Below are several records. Retype exactly those lines running from the one with "Clone this chart in D3.js." through the one with "height = totalH", end lines included, and no others.

--- Start of RECORDS TO USE ---

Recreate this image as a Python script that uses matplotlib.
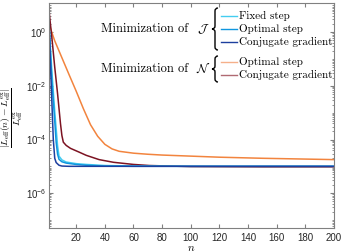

--- End of RECORDS TO USE ---
--- Start of RECORDS TO USE ---

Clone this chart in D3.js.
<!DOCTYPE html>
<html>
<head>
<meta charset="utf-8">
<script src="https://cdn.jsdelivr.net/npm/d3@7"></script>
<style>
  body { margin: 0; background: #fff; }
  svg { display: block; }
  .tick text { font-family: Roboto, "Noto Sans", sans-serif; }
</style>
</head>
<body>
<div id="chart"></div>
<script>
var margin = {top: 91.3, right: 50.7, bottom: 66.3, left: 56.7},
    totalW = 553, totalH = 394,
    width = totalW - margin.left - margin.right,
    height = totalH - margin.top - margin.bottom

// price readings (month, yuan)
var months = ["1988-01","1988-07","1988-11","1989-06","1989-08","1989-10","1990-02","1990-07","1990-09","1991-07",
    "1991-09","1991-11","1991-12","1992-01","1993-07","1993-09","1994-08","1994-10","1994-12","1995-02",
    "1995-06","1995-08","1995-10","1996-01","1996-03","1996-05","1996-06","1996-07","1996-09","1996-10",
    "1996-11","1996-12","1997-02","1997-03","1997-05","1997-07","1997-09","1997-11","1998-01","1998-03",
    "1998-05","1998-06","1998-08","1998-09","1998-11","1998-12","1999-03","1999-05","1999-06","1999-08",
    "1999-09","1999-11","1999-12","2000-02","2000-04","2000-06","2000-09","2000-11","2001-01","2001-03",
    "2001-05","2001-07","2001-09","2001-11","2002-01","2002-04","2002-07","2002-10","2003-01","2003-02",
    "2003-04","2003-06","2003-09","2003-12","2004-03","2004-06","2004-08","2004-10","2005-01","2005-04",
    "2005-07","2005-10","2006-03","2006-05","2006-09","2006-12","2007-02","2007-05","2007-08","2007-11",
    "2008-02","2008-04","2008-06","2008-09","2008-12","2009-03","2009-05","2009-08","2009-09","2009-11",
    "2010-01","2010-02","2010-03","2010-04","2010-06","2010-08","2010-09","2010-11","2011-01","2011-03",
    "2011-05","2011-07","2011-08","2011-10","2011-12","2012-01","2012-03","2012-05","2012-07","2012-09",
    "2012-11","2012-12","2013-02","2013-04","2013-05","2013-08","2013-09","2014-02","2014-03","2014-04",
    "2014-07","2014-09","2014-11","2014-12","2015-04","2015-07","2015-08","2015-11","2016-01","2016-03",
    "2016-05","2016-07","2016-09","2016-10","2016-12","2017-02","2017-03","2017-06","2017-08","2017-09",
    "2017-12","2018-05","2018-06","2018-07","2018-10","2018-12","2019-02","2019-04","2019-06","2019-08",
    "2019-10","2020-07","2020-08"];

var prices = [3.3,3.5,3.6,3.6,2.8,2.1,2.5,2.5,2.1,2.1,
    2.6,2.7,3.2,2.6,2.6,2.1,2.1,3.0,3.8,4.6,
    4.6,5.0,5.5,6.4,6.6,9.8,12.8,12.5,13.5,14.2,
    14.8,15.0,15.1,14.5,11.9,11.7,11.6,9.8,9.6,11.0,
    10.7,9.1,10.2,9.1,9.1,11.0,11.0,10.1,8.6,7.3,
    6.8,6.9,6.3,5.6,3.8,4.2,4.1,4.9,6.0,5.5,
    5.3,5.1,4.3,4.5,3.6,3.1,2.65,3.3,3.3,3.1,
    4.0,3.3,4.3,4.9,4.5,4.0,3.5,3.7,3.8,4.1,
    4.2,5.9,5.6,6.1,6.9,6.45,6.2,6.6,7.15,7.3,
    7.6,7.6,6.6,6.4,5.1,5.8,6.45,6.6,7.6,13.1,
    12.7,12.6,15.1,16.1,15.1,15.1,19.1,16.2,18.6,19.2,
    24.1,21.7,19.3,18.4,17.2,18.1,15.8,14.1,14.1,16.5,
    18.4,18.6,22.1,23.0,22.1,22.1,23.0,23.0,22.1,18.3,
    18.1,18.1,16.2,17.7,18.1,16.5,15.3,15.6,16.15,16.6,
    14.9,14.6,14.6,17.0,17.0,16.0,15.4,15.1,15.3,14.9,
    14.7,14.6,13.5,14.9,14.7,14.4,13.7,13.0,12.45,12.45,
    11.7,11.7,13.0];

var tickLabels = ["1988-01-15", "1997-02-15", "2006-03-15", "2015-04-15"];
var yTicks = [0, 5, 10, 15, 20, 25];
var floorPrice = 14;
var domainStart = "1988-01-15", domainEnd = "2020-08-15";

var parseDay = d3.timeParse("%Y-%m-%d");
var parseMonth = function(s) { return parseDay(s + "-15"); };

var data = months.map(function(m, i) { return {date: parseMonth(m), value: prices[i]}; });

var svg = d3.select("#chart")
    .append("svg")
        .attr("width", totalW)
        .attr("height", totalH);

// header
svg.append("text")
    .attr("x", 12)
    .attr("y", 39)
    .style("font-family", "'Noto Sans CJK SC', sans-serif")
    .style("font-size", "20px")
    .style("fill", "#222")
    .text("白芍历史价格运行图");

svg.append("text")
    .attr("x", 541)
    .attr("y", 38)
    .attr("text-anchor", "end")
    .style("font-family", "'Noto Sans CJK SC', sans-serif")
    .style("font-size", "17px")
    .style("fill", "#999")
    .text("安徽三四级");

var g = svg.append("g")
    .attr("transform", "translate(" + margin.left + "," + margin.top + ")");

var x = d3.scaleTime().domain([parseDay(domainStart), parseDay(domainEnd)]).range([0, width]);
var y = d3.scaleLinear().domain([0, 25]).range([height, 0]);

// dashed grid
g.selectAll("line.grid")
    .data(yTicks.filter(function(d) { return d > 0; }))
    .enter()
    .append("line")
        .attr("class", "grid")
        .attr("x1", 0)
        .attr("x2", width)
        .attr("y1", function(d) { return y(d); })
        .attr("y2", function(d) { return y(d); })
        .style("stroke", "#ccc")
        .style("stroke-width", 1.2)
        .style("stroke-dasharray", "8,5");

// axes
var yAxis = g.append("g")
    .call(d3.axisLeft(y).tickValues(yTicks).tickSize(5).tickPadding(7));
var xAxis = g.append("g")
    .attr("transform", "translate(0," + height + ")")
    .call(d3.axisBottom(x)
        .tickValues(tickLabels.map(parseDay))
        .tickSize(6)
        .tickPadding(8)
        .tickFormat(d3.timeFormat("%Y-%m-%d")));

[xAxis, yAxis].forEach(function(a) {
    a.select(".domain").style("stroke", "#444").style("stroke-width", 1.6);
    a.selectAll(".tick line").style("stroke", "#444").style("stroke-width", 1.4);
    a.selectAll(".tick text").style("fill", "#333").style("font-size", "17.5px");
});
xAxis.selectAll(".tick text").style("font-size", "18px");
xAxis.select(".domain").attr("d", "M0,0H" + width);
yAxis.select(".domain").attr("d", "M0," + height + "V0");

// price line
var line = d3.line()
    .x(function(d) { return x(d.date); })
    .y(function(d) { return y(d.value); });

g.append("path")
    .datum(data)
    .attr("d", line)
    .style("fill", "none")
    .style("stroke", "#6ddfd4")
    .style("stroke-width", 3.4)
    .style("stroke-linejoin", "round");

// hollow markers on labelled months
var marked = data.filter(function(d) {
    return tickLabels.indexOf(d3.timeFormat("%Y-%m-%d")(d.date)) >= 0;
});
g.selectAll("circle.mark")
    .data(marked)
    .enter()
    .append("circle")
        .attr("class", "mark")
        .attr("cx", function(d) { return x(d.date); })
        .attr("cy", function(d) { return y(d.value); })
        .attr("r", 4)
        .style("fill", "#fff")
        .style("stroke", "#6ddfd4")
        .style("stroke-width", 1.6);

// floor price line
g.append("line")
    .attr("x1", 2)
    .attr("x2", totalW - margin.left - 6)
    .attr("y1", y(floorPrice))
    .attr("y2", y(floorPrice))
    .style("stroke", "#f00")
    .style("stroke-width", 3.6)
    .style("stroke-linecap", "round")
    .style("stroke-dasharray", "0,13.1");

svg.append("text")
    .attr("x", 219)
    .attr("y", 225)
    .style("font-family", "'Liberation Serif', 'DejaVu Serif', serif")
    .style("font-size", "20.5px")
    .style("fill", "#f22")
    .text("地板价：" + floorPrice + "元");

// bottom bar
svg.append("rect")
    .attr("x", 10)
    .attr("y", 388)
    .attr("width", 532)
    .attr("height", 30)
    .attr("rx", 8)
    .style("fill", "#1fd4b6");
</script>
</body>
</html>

--- End of RECORDS TO USE ---

FINISHED TASK -
Clone this chart in D3.js.
<!DOCTYPE html>
<html>
<head>
<meta charset="utf-8">
<script src="https://cdn.jsdelivr.net/npm/d3@7"></script>
<style>
  body { margin: 0; background: #fff; }
  svg { display: block; }
  .tick text { font-family: Roboto, "Noto Sans", sans-serif; }
</style>
</head>
<body>
<div id="chart"></div>
<script>
var margin = {top: 91.3, right: 50.7, bottom: 66.3, left: 56.7},
    totalW = 553, totalH = 394,
    width = totalW - margin.left - margin.right,
    height = totalH - margin.top - margin.bottom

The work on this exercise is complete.